Lozano hired an armed guard and said she plans to install surveillance cameras. She worries that threats like these might deter other pastors and people around the country from offering sanctuary to immigrants when the need is greatest.
"We have to have courage right now," the pastor said. "Courage doesn't mean you're not afraid. It just means that the fear exists, but you have the will to carry on."
'I'm not a terrorist'
For 12 years, Jessica has been checking in about twice a year with Immigration Customs and Enforcement, or ICE. On several occasions, she said, she's been told by agents that her time in America was up. Each time, the government changed its mind.
Jessica's crime: In 1999, she said a coyote, or human smuggler, gave her a fake visa to help her enter the United States. At the time, she said, she didn't know any better.

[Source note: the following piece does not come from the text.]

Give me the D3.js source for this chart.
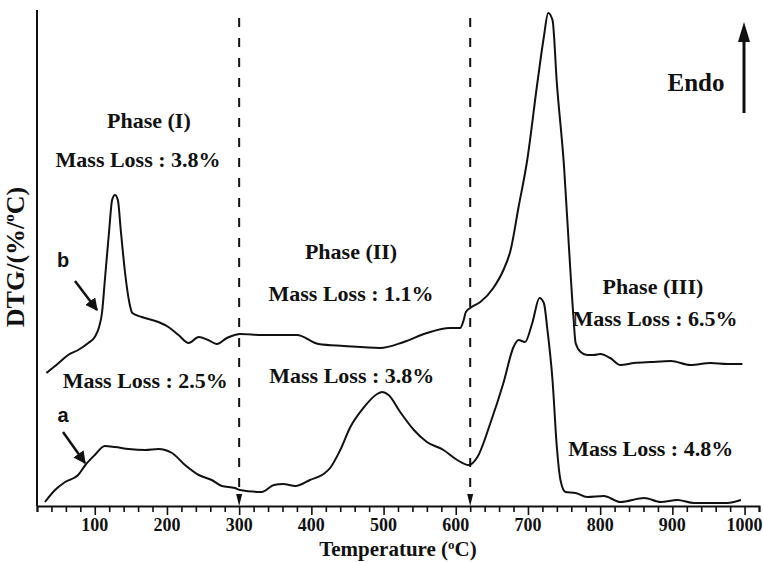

With her husband's help, her two oldest children in Mexico migrated legally to the United States. Her husband later filed paperwork for Jessica's green card, and all she needed to gain legal status was a final interview. But when she was honest about the fake visa she used in 1999 it landed her in detention, she said. She was released 28 days later and has been checking in with ICE ever since.
Her next scheduled check-in with ICE is March 7.
With every day that passes, her anxiety mounts. She says goodbye to her children every night before bed.
"I am so worried and at the same time so afraid," she told CNN. "We've never asked the government for anything. We have worked for everything we have."
Jessica, who works in a paper factory, said she doesn't plan to take refuge in Lozano's church. She wants to follow the law.
As March 7 approaches, the future of her family is once again at the discretion of an immigration agent.
For the first time, she says her family is asking the government for one thing: compassion.
Her final plea is for President Trump.
"Allow me to stay with my children," she said "I work. I'm not a criminal. I'm not a terrorist. Please stand in my shoes and don't separate my family."